Brando_Miranda · March 18, 2021, 11:13pm

mrshenli:

Hey @Brando_Miranda @albanD sorry for being late to this discussion.

I made a DDP example and managed to parallelize it with DDP. But I have access to 110 CPUs not gpus. But the single process code is faster than the 10 and 110 cpu process code. Why is that? Is there something I can do to fix this?

Are those CPUs/machines or CPU cores? IIRC, PyTorch operators already parallelizes across multiple CPU cores (@albanD please correct me if I was wrong).

If its multiple cores on the same machine, how did you make sure that each DDP process exclusively operates on a set of CPU cores?

Another thing is that, it might be DDP’s CPU communication overhead is overshadowing the compute parallelization speedup. The gradient synchronization comm overhead is roughly constant, and independent to the batch size. One helpful exercise might try to increase the batch size and see the gap shrinks.

Just wanna confirm when using DDP on 10 CPUs, did you set the per process batch-size to 1/10 compared to local training?

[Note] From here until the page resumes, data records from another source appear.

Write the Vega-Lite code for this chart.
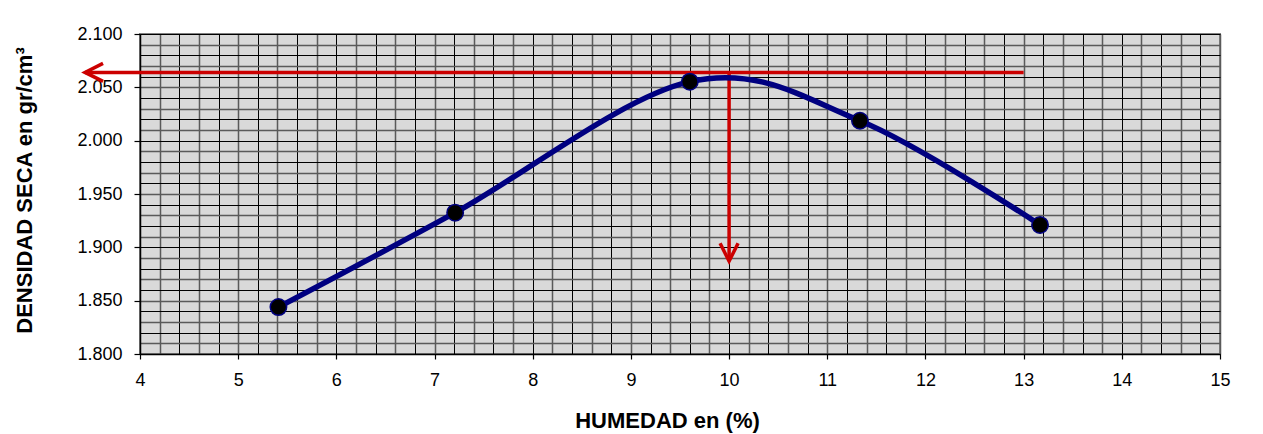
{
  "$schema": "https://vega.github.io/schema/vega-lite/v6.json",
  "width": 1080,
  "height": 320,
  "autosize": {"type": "none"},
  "padding": {"left": 140, "top": 34, "right": 43, "bottom": 80},
  "background": "white",
  "config": {
    "view": {"fill": "#d9d9d9", "stroke": "#808080", "strokeWidth": 2},
    "font": "Liberation Sans"
  },
  "datasets": {
    "ensayo": [
      {"humedad": 5.41, "densidad": 1.844},
      {"humedad": 7.21, "densidad": 1.9325},
      {"humedad": 9.6, "densidad": 2.0553},
      {"humedad": 11.333, "densidad": 2.0187},
      {"humedad": 13.167, "densidad": 1.921}
    ],
    "horizontal": [{"humedad": 3.44, "humedad2": 13, "densidad": 2.064}],
    "vertical": [{"humedad": 10, "densidad": 2.064, "densidad2": 1.887}],
    "flechaIzq": [{"humedad": 3.44, "densidad": 2.064}],
    "flechaAbajo": [{"humedad": 10, "densidad": 1.887}]
  },
  "encoding": {
    "x": {
      "field": "humedad",
      "type": "quantitative",
      "scale": {"domain": [4, 15], "nice": false, "zero": false},
      "axis": {
        "title": "HUMEDAD en (%)",
        "values": [4, 4.2, 4.4, 4.6, 4.8, 5, 5.2, 5.4, 5.6, 5.8, 6, 6.2, 6.4, 6.6, 6.8, 7, 7.2, 7.4, 7.6, 7.8, 8, 8.2, 8.4, 8.6, 8.8, 9, 9.2, 9.4, 9.6, 9.8, 10, 10.2, 10.4, 10.6, 10.8, 11, 11.2, 11.4, 11.6, 11.8, 12, 12.2, 12.4, 12.6, 12.8, 13, 13.2, 13.4, 13.6, 13.8, 14, 14.2, 14.4, 14.6, 14.8, 15],
        "grid": true,
        "gridColor": {"condition": {"test": "round((datum.value-4)*5)%2==0", "value": "#000000"}, "value": "#5a5a5a"},
        "gridWidth": {"condition": {"test": "round((datum.value-4)*5)%2==0", "value": 1}, "value": 1.5},
        "gridOpacity": 1,
        "domainColor": "#000000",
        "domainWidth": 1.5,
        "tickColor": "#000000",
        "tickSize": 5,
        "tickWidth": 1.2,
        "tickOpacity": {"condition": {"test": "abs(datum.value - round(datum.value)) < 0.001", "value": 1}, "value": 0},
        "labelExpr": "abs(datum.value - round(datum.value)) < 0.001 ? format(datum.value, 'd') : ''",
        "labelFontSize": 18,
        "labelColor": "#000000",
        "labelPadding": 12,
        "labelFlush": false,
        "labelOverlap": false,
        "titleFontSize": 22,
        "titleFontWeight": "bold",
        "titleColor": "#000000",
        "titleX": 527,
        "titleY": 73,
        "titleAlign": "center",
        "titleBaseline": "alphabetic"
      }
    },
    "y": {
      "field": "densidad",
      "type": "quantitative",
      "scale": {"domain": [1.8, 2.1], "nice": false, "zero": false},
      "axis": {
        "title": "DENSIDAD SECA en gr/cm³",
        "values": [1.8, 1.81, 1.82, 1.83, 1.84, 1.85, 1.86, 1.87, 1.88, 1.89, 1.9, 1.91, 1.92, 1.93, 1.94, 1.95, 1.96, 1.97, 1.98, 1.99, 2.0, 2.01, 2.02, 2.03, 2.04, 2.05, 2.06, 2.07, 2.08, 2.09, 2.1],
        "grid": true,
        "gridColor": {"condition": {"test": "round(datum.value*100)%2==0", "value": "#000000"}, "value": "#5a5a5a"},
        "gridWidth": {"condition": {"test": "round(datum.value*100)%2==0", "value": 1}, "value": 1.5},
        "gridOpacity": 1,
        "domainColor": "#000000",
        "domainWidth": 1.5,
        "tickColor": "#000000",
        "tickSize": 6,
        "tickWidth": 1.2,
        "tickOpacity": {"condition": {"test": "round(datum.value*100)%5==0", "value": 1}, "value": 0},
        "labelExpr": "round(datum.value*100)%5==0 ? format(datum.value, '.3f') : ''",
        "labelFontSize": 18,
        "labelColor": "#000000",
        "labelPadding": 12,
        "labelFlush": false,
        "labelOverlap": false,
        "titleFontSize": 22,
        "titleFontWeight": "bold",
        "titleColor": "#000000",
        "titleAngle": 270,
        "titleX": -109,
        "titleY": 156,
        "titleAlign": "center",
        "titleBaseline": "alphabetic"
      }
    }
  },
  "layer": [
    {
      "data": {"name": "horizontal"},
      "mark": {"type": "rule", "color": "#cc0000", "strokeWidth": 3.5, "clip": false},
      "encoding": {"x2": {"field": "humedad2"}}
    },
    {
      "data": {"name": "vertical"},
      "mark": {"type": "rule", "color": "#cc0000", "strokeWidth": 3.5, "clip": false},
      "encoding": {"y2": {"field": "densidad2"}}
    },
    {
      "data": {"name": "flechaIzq"},
      "mark": {"type": "point", "shape": "M2,-1L0,0L2,1", "size": 324, "filled": false, "stroke": "#cc0000", "strokeWidth": 3.5, "opacity": 1, "clip": false}
    },
    {
      "data": {"name": "flechaAbajo"},
      "mark": {"type": "point", "shape": "M-1,-2L0,0L1,-2", "size": 324, "filled": false, "stroke": "#cc0000", "strokeWidth": 3.5, "opacity": 1, "clip": false}
    },
    {
      "data": {"name": "ensayo"},
      "mark": {"type": "line", "interpolate": "cardinal", "color": "#000080", "strokeWidth": 5.5}
    },
    {
      "data": {"name": "ensayo"},
      "mark": {"type": "point", "filled": true, "fill": "#000000", "stroke": "#000080", "strokeWidth": 1.5, "size": 270, "opacity": 1}
    }
  ]
}
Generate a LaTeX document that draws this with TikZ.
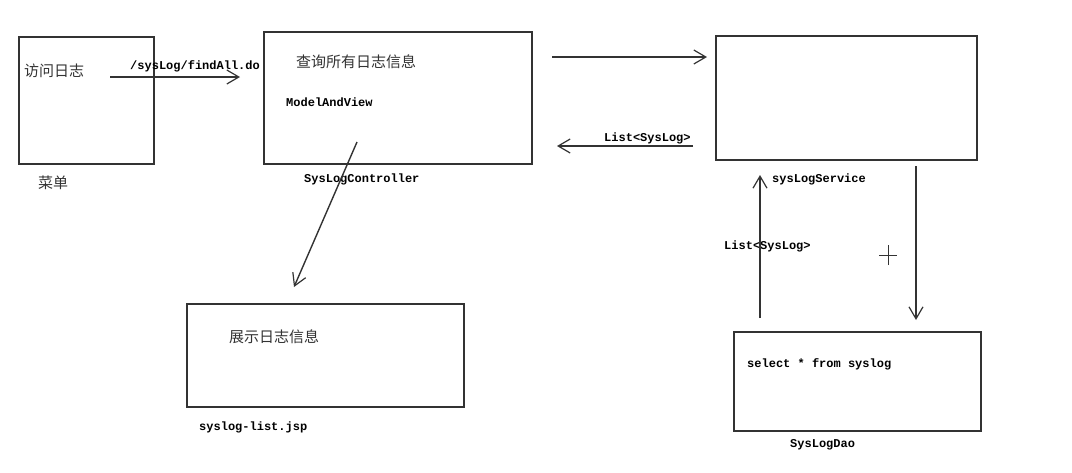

Wow that is really useful…wish I saw this went it was most relevant to me. If I get back to this issue I will check if I have cores, cpus etc those details exact and report back here to you. Thanks for your help. Have you been able to speed up your code at all with multiple CPUs? How did you do it?

mrshenli · March 19, 2021, 8:29pm

I recall did some similar experiments before, and noticed that even if I run serial PyTorch code, it could still make all my 24 CPU cores busy. I guess through OMP/parallelized-for-loop? @albanD would know more

But if you have two machines and if communication is not the main bottleneck, I would assume CPU DDP can still help.

albanD · March 22, 2021, 6:38pm

Low level libraries that we use (OpenBLAS, MKL, etc) all do multithreading under the hood. So yes, for CPU compute, there is no need for multi processing.